Why Beauty & Cosmetics Sites Have Distinctive SEO Problems
Beauty and cosmetics brands face a specific cluster of SEO challenges that generic audit tools tend to miss entirely. The category is simultaneously content-rich and technically fragile: thousands of shade variants, ingredient-heavy product pages, tutorial content competing with YouTube, and schema requirements that go well beyond basic Product markup.
Here is what actually breaks SEO for beauty brands — and what an audit across all 8 categories of checks will surface on your site.
Thin Shade and Variant Pages
A foundation with 40 shades, a lipstick line with 60 finishes, a concealer range with 30 undertones: multiply that across a full catalog and you have hundreds or thousands of pages that differ by only a handful of attributes. Search engines frequently treat these as near-duplicate or thin content, suppressing their visibility or consolidating their signals onto a parent URL that may not match the searcher's specific query.
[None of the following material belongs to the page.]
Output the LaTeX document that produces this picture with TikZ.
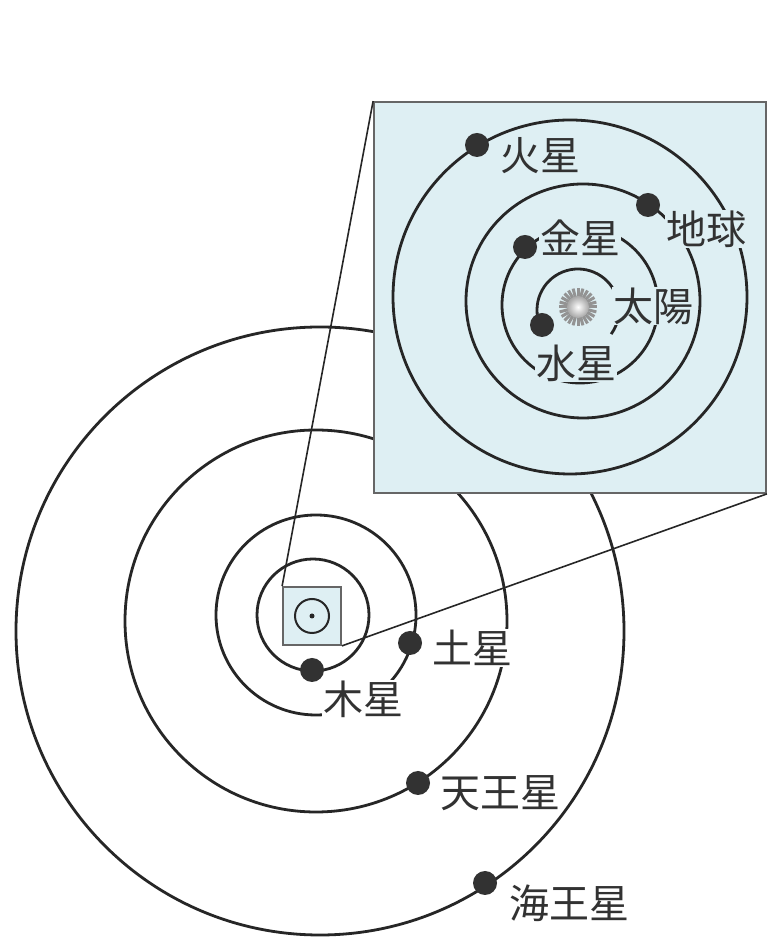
\documentclass[tikz,border=0pt]{standalone}
\usepackage{xcolor}
\usepackage{fontspec}
\usepackage{tikz}
\usetikzlibrary{positioning,calc}
\newfontfamily\jpfont{Noto Sans CJK JP}
\definecolor{insetblue}{RGB}{222,239,243}
\definecolor{orbitgray}{RGB}{38,38,38}
\definecolor{planetgray}{RGB}{50,50,50}
\tikzset{
    solar_orbit/.style={line width=2.8pt, draw=orbitgray},
    solar_planet/.style={circle, fill=planetgray, minimum size=24pt, inner sep=0pt},
    solar_label/.style={fill=white, inner sep=1pt, text=planetgray, font=\jpfont\fontsize{40}{44}\selectfont},
    % labels inside the close-up sit on the blue fill
    solar_label_inset/.style={solar_label, fill=insetblue},
    solar_box/.style={draw=gray!80!black, line width=1.8pt, fill=insetblue, inner sep=0pt},
    solar_link/.style={line width=1.6pt, draw=orbitgray},
    % Sun: grey disc with short radial spikes
    solar_sun/.pic={
        \foreach \a in {0,15,...,345} \draw[line width=3pt, gray!85] (\a:8pt) -- (\a:19pt);
        \shade[inner color=white, outer color=gray!70] (0,0) circle (11pt);
    },
}

\begin{document}
\begin{tikzpicture}[x=1pt, y=1pt]
    \fill[white] (0,0) rectangle (769,944);
    \useasboundingbox (0,0) rectangle (769,944);

    % Outer orbits: Neptune, Uranus, Saturn, Jupiter
    \draw[solar_orbit] (320,313) circle (304pt);
    \draw[solar_orbit] (316,323) circle (191pt);
    \draw[solar_orbit] (316,329) circle (100pt);
    \draw[solar_orbit] (313,329) circle (56pt);

    % Small frame around the inner system
    \node[solar_box, minimum size=58pt] (centre) at (312,328) {};
    \draw[line width=2pt, draw=orbitgray] (centre) circle (17pt);
    \fill[orbitgray] (centre) circle (2.5pt);

    % Close-up of the inner system
    \node[solar_box, minimum width=392pt, minimum height=391pt] (inset) at (570,646.5) {};
    \draw[solar_link] (centre.north west) -- (inset.north west);
    \draw[solar_link] (centre.south east) -- (inset.south east);

    % Inner orbits: Mars, Earth, Venus, Mercury
    \draw[solar_orbit] (570,647) circle (177pt);
    \draw[solar_orbit] (583,643) circle (117pt);
    \draw[solar_orbit] (580,639) circle (78pt);
    \draw[solar_orbit] (578,634) ++(202:41pt) arc[start angle=202, end angle=-36, radius=41pt];
    \pic at (578,637) {solar_sun};

    % Names (filled, so they cut the orbits behind them)
    \node[solar_label_inset] (marsname)    at (540,788) {火星};
    \node[solar_label_inset] (earthname)   at (706,715) {地球};
    \node[solar_label_inset] (venusname)   at (580,706) {金星};
    \node[solar_label_inset] (sunname)     at (653,638) {太陽};
    \node[solar_label_inset] (mercuryname) at (576,581) {水星};
    \node[solar_label] (jupitername)  at (363,245) {木星};
    \node[solar_label] (saturnname)   at (472,296) {土星};
    \node[solar_label] (uranusname)   at (500,151) {天王星};
    \node[solar_label] (neptunename)  at (569,41)  {海王星};

    % Planets
    \node[solar_planet] (mars)    at (477,799) {};
    \node[solar_planet] (earth)   at (648,739) {};
    \node[solar_planet] (venus)   at (525,697) {};
    \node[solar_planet] (mercury) at (542,619) {};
    \node[solar_planet] (jupiter) at (312,274) {};
    \node[solar_planet] (saturn)  at (410,301) {};
    \node[solar_planet] (uranus)  at (418,161) {};
    \node[solar_planet] (neptune) at (485,61)  {};
\end{tikzpicture}
\end{document}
The fix is not to noindex variant pages wholesale — that sacrifices long-tail traffic for shade-specific searches like "NC42 foundation" or "cool-toned nude lipstick." The correct approach combines unique descriptive copy per variant, canonical strategy tuned to your catalog architecture, and structured data that signals meaningful differentiation to crawlers. An audit catches which variant pages are flagged for thin content, which have duplicate title tags, and which are missing canonical directives entirely.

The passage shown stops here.